* start The data *
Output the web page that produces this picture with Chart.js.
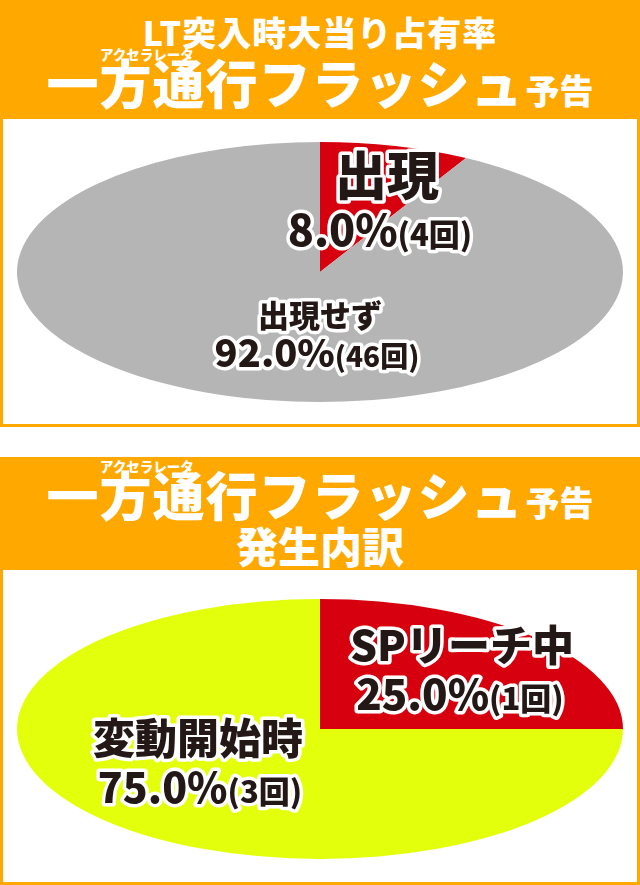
<!DOCTYPE html>
<html lang="ja">
<head>
<meta charset="utf-8">
<title>一方通行フラッシュ予告</title>
<script src="https://cdn.jsdelivr.net/npm/chart.js@4/dist/chart.umd.min.js"></script>
<style>
  html, body { margin: 0; padding: 0; background: #fff; }
  body {
    width: 640px; height: 885px; position: relative; overflow: hidden;
    font-family: "Noto Sans CJK JP", "Noto Sans", sans-serif; font-weight: 900;
  }
  .head { position: absolute; left: 0; width: 640px; background: #FFA800; }
  .box {
    position: absolute; left: 0; width: 634px; background: #fff;
    border: 3px solid #FFA800; border-top: 0;
  }
  .line {
    position: absolute; left: 0; width: 640px; text-align: center;
    color: #fff; white-space: nowrap; line-height: 1;
  }
  .ruby { position: absolute; color: #fff; font-size: 13.5px; line-height: 1; white-space: nowrap; }
  .title { font-size: 52px; letter-spacing: 1px; }
  .title small { font-size: 34px; letter-spacing: 0; margin-left: 2px; }
  .wrap { position: absolute; left: 0; width: 640px; }
</style>
</head>
<body>

<div class="head" style="top:0; height:119px;"></div>
<div class="line" style="top:15px; font-size:34px; letter-spacing:1px;">LT突入時大当り占有率</div>
<div class="ruby" style="top:48px; left:100px;">アクセラレータ</div>
<div class="line title" style="top:56px;">一方通行フラッシュ<small>予告</small></div>
<div class="box" style="top:119px; height:305px;"></div>
<div class="wrap" style="top:119px; height:306px;"><canvas id="appearChart" width="640" height="306"></canvas></div>

<div class="head" style="top:457px; height:113px;"></div>
<div class="ruby" style="top:460px; left:100px;">アクセラレータ</div>
<div class="line title" style="top:468px;">一方通行フラッシュ<small>予告</small></div>
<div class="line" style="top:524px; font-size:42px;">発生内訳</div>
<div class="box" style="top:570px; height:312px;"></div>
<div class="wrap" style="top:570px; height:318px;"><canvas id="triggerChart" width="640" height="318"></canvas></div>

<script>
// --- data -------------------------------------------------------------
const APPEAR_LABELS = ['出現', '出現せず'];
const APPEAR_COUNTS = [4, 46];

const TRIGGER_LABELS = ['SPリーチ中', '変動開始時'];
const TRIGGER_COUNTS = [1, 3];

// --- style ------------------------------------------------------------
const PALETTE = {
  red: '#D7000F',
  gray: '#B5B5B6',
  yellow: '#E3FF0B',
  text: '#231815',
  outline: '#FFFFFF'
};
const FONT = '"Noto Sans CJK JP", "Noto Sans", sans-serif';

// Label anchors as fractions of the ellipse radii (x of rx, y of ry),
// plus font sizes for the name line and the "xx.x%(n回)" line.
const APPEAR_LAYOUT = [
  { name: [0.221, -0.738], nameSize: 52, value: [0.198, -0.323], valueSize: 43, countSize: 31 },
  { name: [0.0, 0.338], nameSize: 31, value: [-0.01, 0.623], valueSize: 38, countSize: 28 }
];
const TRIGGER_LAYOUT = [
  { name: [0.469, -0.646], nameSize: 42, value: [0.462, -0.269], valueSize: 42, countSize: 31 },
  { name: [-0.403, 0.069], nameSize: 42, value: [-0.396, 0.454], valueSize: 41, countSize: 31 }
];

// Stretch the round pie into an ellipse that fills the chart area width.
const ellipsePlugin = {
  id: 'ellipse',
  beforeDatasetsDraw(chart) {
    const { ctx, chartArea } = chart;
    const arc = chart.getDatasetMeta(0).data[0];
    const sx = (chartArea.width / 2) / arc.outerRadius;
    ctx.save();
    ctx.translate(arc.x, arc.y);
    ctx.scale(sx, 1);
    ctx.translate(-arc.x, -arc.y);
  },
  afterDatasetsDraw(chart) {
    chart.ctx.restore();
  }
};

// Draw a row of text runs (different sizes, shared baseline) centred on x,
// white outline underneath, dark fill on top.
function drawOutlined(ctx, runs, x, midY) {
  const big = Math.max(...runs.map(r => r.size));
  const baseY = midY + big * 0.37;
  let total = 0;
  runs.forEach(r => {
    ctx.font = `900 ${r.size}px ${FONT}`;
    r.w = ctx.measureText(r.text).width;
    total += r.w;
  });
  ctx.save();
  ctx.textAlign = 'left';
  ctx.textBaseline = 'alphabetic';
  ctx.lineJoin = 'round';
  ctx.lineWidth = 7;
  ctx.strokeStyle = PALETTE.outline;
  ctx.fillStyle = PALETTE.text;
  ['stroke', 'fill'].forEach(pass => {
    let cx = x - total / 2;
    runs.forEach(r => {
      ctx.font = `900 ${r.size}px ${FONT}`;
      if (pass === 'stroke') ctx.strokeText(r.text, cx, baseY);
      else ctx.fillText(r.text, cx, baseY);
      cx += r.w;
    });
  });
  ctx.restore();
}

const labelPlugin = {
  id: 'sliceLabels',
  afterDraw(chart, args, opts) {
    const { ctx, chartArea } = chart;
    const arc = chart.getDatasetMeta(0).data[0];
    const rx = chartArea.width / 2;
    const ry = arc.outerRadius;
    const counts = chart.data.datasets[0].data;
    const total = counts.reduce((a, b) => a + b, 0);
    chart.data.labels.forEach((label, i) => {
      const pos = opts.layout[i];
      drawOutlined(ctx, [{ text: label, size: pos.nameSize }],
        arc.x + pos.name[0] * rx, arc.y + pos.name[1] * ry);
      const pct = ((counts[i] / total) * 100).toFixed(1);
      drawOutlined(ctx, [
        { text: `${pct}%`, size: pos.valueSize },
        { text: `(${counts[i]}回)`, size: pos.countSize }
      ], arc.x + pos.value[0] * rx, arc.y + pos.value[1] * ry);
    });
  }
};

function renderEllipsePie(canvas, labels, counts, colors, layout, padY) {
  return new Chart(canvas, {
    type: 'pie',
    data: {
      labels,
      datasets: [{ data: counts, backgroundColor: colors, borderWidth: 0 }]
    },
    options: {
      responsive: false,
      animation: false,
      layout: { padding: { top: padY, bottom: padY, left: 17, right: 17 } },
      plugins: {
        legend: { display: false },
        tooltip: { enabled: false },
        sliceLabels: { layout }
      }
    },
    plugins: [ellipsePlugin, labelPlugin]
  });
}

renderEllipsePie(document.getElementById('appearChart'),
  APPEAR_LABELS, APPEAR_COUNTS, [PALETTE.red, PALETTE.gray], APPEAR_LAYOUT, 23);
renderEllipsePie(document.getElementById('triggerChart'),
  TRIGGER_LABELS, TRIGGER_COUNTS, [PALETTE.red, PALETTE.yellow], TRIGGER_LAYOUT, 29);
</script>
</body>
</html>
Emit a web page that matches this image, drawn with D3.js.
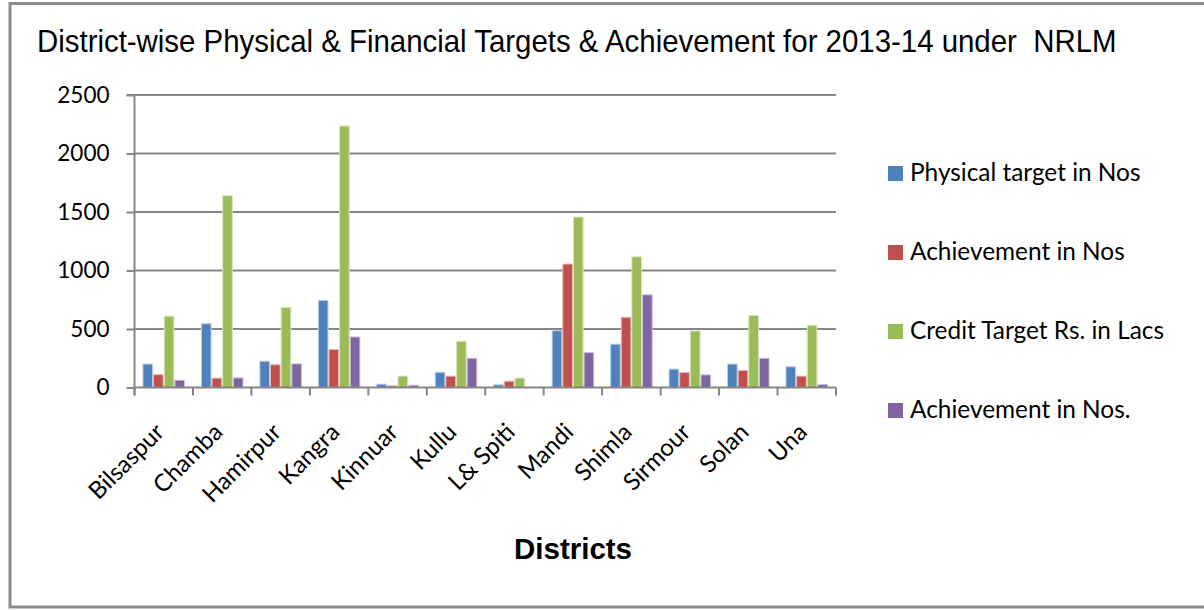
<!DOCTYPE html>
<html><head><meta charset="utf-8">
<script src="https://cdn.jsdelivr.net/npm/d3@7"></script>
<style>body{margin:0;background:#fff}svg{display:block}</style>
</head><body>
<svg id="c" width="1204" height="610"></svg>
<script>
const districts = ["Bilsaspur","Chamba","Hamirpur","Kangra","Kinnuar","Kullu","L& Spiti","Mandi","Shimla","Sirmour","Solan","Una"];
const seriesNames = ["Physical target in Nos","Achievement in Nos","Credit Target Rs. in Lacs","Achievement in Nos."];
const physicalTarget = [200,545,225,745,28,130,23,485,370,157,200,177];
const achievementNos = [110,80,195,325,14,97,54,1055,600,128,145,97];
const creditTarget = [610,1640,685,2235,97,395,80,1457,1117,483,616,531];
const achievementNos2 = [62,82,202,432,20,250,0,298,792,108,250,26];
const yTicks = [0,500,1000,1500,2000,2500];
const colors = ["#4F81BD","#C0504D","#9BBB59","#8064A2"];
const strokes = ["#b9cde5","#e6b9b8","#d7e4bd","#ccc1da"];

(function(){
const series = [physicalTarget, achievementNos, creditTarget, achievementNos2];
const svg = d3.select("#c");

// outer border
svg.append("rect").attr("x",10).attr("y",3.5).attr("width",1200).attr("height",603.5)
  .attr("fill","none").attr("stroke","#8c8c8c").attr("stroke-width",3);

const pLeft = 134.5, pRight = 836, pTop = 95, pBottom = 387.5;
const x0 = d3.scaleBand().domain(districts).range([pLeft,pRight]).paddingInner(0.272).paddingOuter(0.136);
const x1 = d3.scaleBand().domain(d3.range(4)).range([0,x0.bandwidth()]);
const y = d3.scaleLinear().domain([0,2500]).range([pBottom,pTop]);

// gridlines
svg.append("g").selectAll("line").data(yTicks.slice(1)).join("line")
  .attr("x1",pLeft).attr("x2",pRight).attr("y1",d=>y(d)).attr("y2",d=>y(d))
  .attr("stroke","#868686").attr("stroke-width",2);

// y axis
const yAxis = d3.axisLeft(y).tickValues(yTicks).tickSize(8).tickPadding(17).tickFormat(d3.format("d"));
const gy = svg.append("g").attr("transform",`translate(${pLeft},0)`).call(yAxis);
gy.select(".domain").attr("stroke","#868686").attr("stroke-width",2).attr("d",`M-8,${pTop}H0V${pBottom+8}`);
gy.selectAll(".tick line").attr("stroke","#868686").attr("stroke-width",2);
gy.selectAll(".tick text").attr("font-family","Lato, 'Open Sans', sans-serif").attr("font-size","22.5px").attr("fill","#000");

// bars
const g = svg.append("g");
districts.forEach((dname,i)=>{
  series.forEach((s,j)=>{
    g.append("rect")
      .attr("x",x0(dname)+x1(j)+0.5)
      .attr("y",y(s[i]))
      .attr("width",x1.bandwidth()-1)
      .attr("height",pBottom-y(s[i]))
      .attr("fill",colors[j])
      .attr("stroke",strokes[j]).attr("stroke-width",s[i]>0?1:0);
  });
});

// x axis
const xTickScale = d3.scaleBand().domain(districts).range([pLeft,pRight]);
const xAxis = d3.axisBottom(xTickScale).tickSize(0).tickPadding(0);
const gx = svg.append("g").attr("transform",`translate(0,${pBottom})`).call(xAxis);
gx.select(".domain").attr("stroke","#868686").attr("stroke-width",2).attr("d",`M${pLeft},0H${pRight}`);
gx.selectAll(".tick line").remove();
svg.append("g").selectAll("line").data(d3.range(districts.length+1)).join("line")
  .attr("x1",d=>pLeft+d*xTickScale.step()).attr("x2",d=>pLeft+d*xTickScale.step())
  .attr("y1",pBottom).attr("y2",pBottom+8).attr("stroke","#868686").attr("stroke-width",2);
gx.selectAll(".tick text")
  .attr("font-family","Lato, 'Open Sans', sans-serif").attr("font-size","24px").attr("fill","#000")
  .attr("text-anchor","end").attr("dy","0")
  .attr("transform","translate(2,46) rotate(-45)");

// title (condensed horizontally to fit the reference width)
const title = svg.append("text").attr("x",0).attr("y",0)
  .text("District-wise Physical & Financial Targets & Achievement for 2013-14 under  NRLM")
  .attr("font-family","'Liberation Sans', Arial, sans-serif").attr("font-size","32px").attr("fill","#000")
  .style("white-space","pre");
const tw = title.node().getComputedTextLength();
title.attr("transform",`translate(37,52) scale(${1080/tw},1)`);

// x axis title
svg.append("text").attr("x",573).attr("y",559).attr("text-anchor","middle").text("Districts")
  .attr("font-family","'Liberation Sans', Arial, sans-serif").attr("font-size","29.5px").attr("font-weight","bold").attr("fill","#000");

// legend
const lg = svg.append("g").selectAll("g").data(seriesNames).join("g")
  .attr("transform",(d,i)=>`translate(888,${166+i*79})`);
lg.append("rect").attr("width",15).attr("height",15).attr("fill",(d,i)=>colors[i]);
lg.append("text").attr("x",22).attr("y",15).text(d=>d)
  .attr("font-family","Lato, 'Open Sans', sans-serif").attr("font-size","24.4px").attr("fill","#000");
})();
</script>
</body></html>
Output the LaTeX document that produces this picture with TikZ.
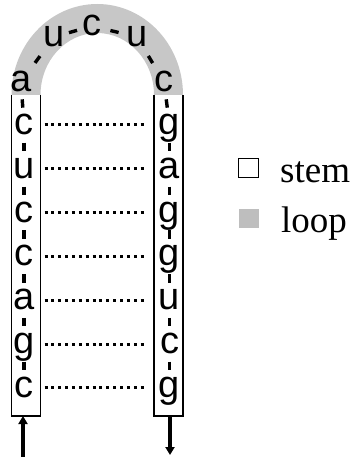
* end The data *
**Exercise prompt:**
Say how many lines in this material hold "Output", and say nothing else.

**Exercise result:**
2